If overconsuming is a reactionary evolution to the changing world, as scholars argue, we can adapt ourselves to this fact by multiplying the commodities to satisfy our urge to overconsume. Alternative options would be better in order to not exhaust any environmental or economic resources. There are some potential alternative choices and the existing sustainability efforts to enrich the possibilities.
Digital fashion could be an alternative choice in this context. Digitalization has already started to change the fashion business to the core, and we think it is only the beginning of the sensational impact it will have. On top of that, the potential is limitless with digital fashion because you’re not tied to the physical realities of our current world. You can prepare for a possible water-world apocalypse or join the sneaker fever. With all its choices, can digital fashion be the sole solution to this overconsumption wind?
We still don’t know the answer, but we believe that it won’t be enough. Because if overconsumption tendencies are focused on one sector, it will cause another problem, like digital waste in this matter. It is not about which path we choose; it is about increasing the platforms to consume to find a balanced medium.

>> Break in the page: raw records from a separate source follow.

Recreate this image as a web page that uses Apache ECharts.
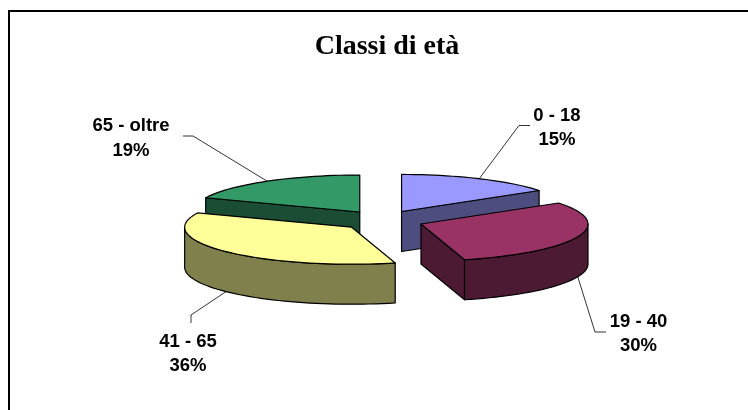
<!DOCTYPE html>
<html><head><meta charset="utf-8">
<style>html,body{margin:0;padding:0;background:#fff}#c{width:748px;height:410px}</style>
<script src="https://cdn.jsdelivr.net/npm/echarts@6/dist/echarts.min.js"></script>
</head><body><div id="c"></div>
<script>
const titleText = 'Classi di età';
const categories = ['0 - 18', '19 - 40', '41 - 65', '65 - oltre'];
const values = [15.4, 30.4, 35.5, 18.7];
const topColors = ['#9999FF', '#993366', '#FFFF99', '#339966'];
const sideColors = ['#4D4D80', '#4D1A33', '#80804D', '#1A4D33'];
const labelCenters = [[557, 128], [638.5, 334], [188, 354], [131, 138.5]];
const leaderElbows = [[[530, 125.5], [519, 125.5]], [[606, 332], [595, 332]], [[191, 323], [191, 315]], [[183, 136], [193, 136]]];

const PIE = {cx: 382.5, cy: 220.5, rx: 167, ry: 37, h: 40, ex: 41, ey: 10.2};
const total = values.reduce((a, b) => a + b, 0);
let acc = 0;
const slices = values.map((v, i) => {
  const a0 = acc / total * 2 * Math.PI; acc += v;
  const a1 = acc / total * 2 * Math.PI;
  const mid = (a0 + a1) / 2;
  return {i, a0, a1, mid, c: [PIE.cx + PIE.ex * Math.sin(mid), PIE.cy - PIE.ey * Math.cos(mid)]};
});
const pt = (s, a, dy = 0) => [s.c[0] + PIE.rx * Math.sin(a), s.c[1] - PIE.ry * Math.cos(a) + dy];
function arc(s, a0, a1, dy = 0) {
  const n = Math.max(2, Math.ceil((a1 - a0) / 0.04)), out = [];
  for (let k = 0; k <= n; k++) out.push(pt(s, a0 + (a1 - a0) * k / n, dy));
  return out;
}
const line = {stroke: '#000', lineWidth: 1.2, lineJoin: 'round'};
function renderSlice(params, api) {
  const s = slices[api.value(0)], kids = [], H = PIE.h;
  const poly = (points, fill, z2) => kids.push({type: 'polygon', shape: {points}, z2,
    style: Object.assign({fill}, line)});
  const front = Math.cos(s.mid) < 0 ? 10 : 0;
  const side = sideColors[s.i];
  // straight cut faces whose normal points towards the viewer
  [[s.a0, -1], [s.a1, 1]].forEach(([a, sign]) => {
    if (sign * Math.sin(a) > 0.01) {
      const p = pt(s, a);
      poly([s.c, p, [p[0], p[1] + H], [s.c[0], s.c[1] + H]], side, front + 1);
    }
  });
  // curved outer wall where it faces the viewer
  const lo = Math.max(s.a0, Math.PI / 2), hi = Math.min(s.a1, 3 * Math.PI / 2);
  if (hi > lo) {
    poly(arc(s, lo, hi).concat(arc(s, lo, hi, H).reverse()), side, front + 2);
  }
  poly([s.c].concat(arc(s, s.a0, s.a1)), topColors[s.i], front + 3);
  return {type: 'group', children: kids};
}
function renderLeader(params, api) {
  const s = slices[api.value(0)], H = Math.cos(s.mid) < 0 ? PIE.h : 0;
  return {type: 'polyline', shape: {points: leaderElbows[s.i].concat([pt(s, s.mid, H)])}, z2: 30,
    style: {stroke: '#000', lineWidth: 0.8, fill: null}};
}
function renderLabel(params, api) {
  const i = api.value(0);
  return {type: 'text', z2: 40, x: labelCenters[i][0], y: labelCenters[i][1],
    style: {text: categories[i] + '\n' + Math.round(values[i] / total * 100) + '%',
      font: 'bold 18.5px "Liberation Sans"', lineHeight: 24.5, fill: '#000',
      align: 'center', verticalAlign: 'middle'}};
}
const idx = categories.map((_, i) => [i]);
const chart = echarts.init(document.getElementById('c'), null, {renderer: 'canvas'});
chart.setOption({
  animation: false,
  backgroundColor: '#fff',
  title: {text: titleText, left: 382, top: 28, textAlign: 'center',
    textStyle: {fontFamily: '"Liberation Serif"', fontWeight: 'bold', fontSize: 28, color: '#000'}},
  graphic: [{type: 'rect', shape: {x: 9, y: 11, width: 760, height: 420}, silent: true,
    style: {fill: 'none', stroke: '#000', lineWidth: 2}}],
  series: [
    {type: 'custom', coordinateSystem: 'none', renderItem: renderSlice, data: idx, z: 2},
    {type: 'custom', coordinateSystem: 'none', renderItem: renderLeader, data: idx, z: 3},
    {type: 'custom', coordinateSystem: 'none', renderItem: renderLabel, data: idx, z: 4}
  ]
});
</script></body></html>
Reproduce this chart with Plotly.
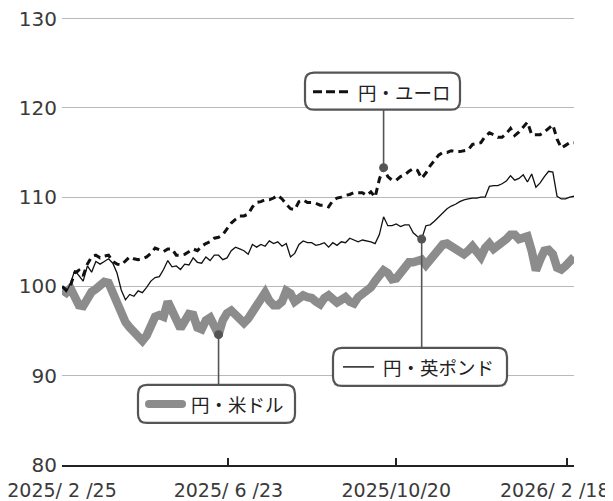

Digital fashion can be an alternative place to consume for the middle-upper class, decreasing the demand for material garments. This can force the brands to lower the prices because the market balances change. With lower market prices, sustainable clothes would become more available to the low-income class, previously excluded from sustainability efforts. Thus, we can combine our strengths in the mission of rescuing the environment.
Change starts with a realization. After we know one thing, we have all the inner power to address and change it. We believe you have it; we believe we have it. Let’s beat the urge to overconsume.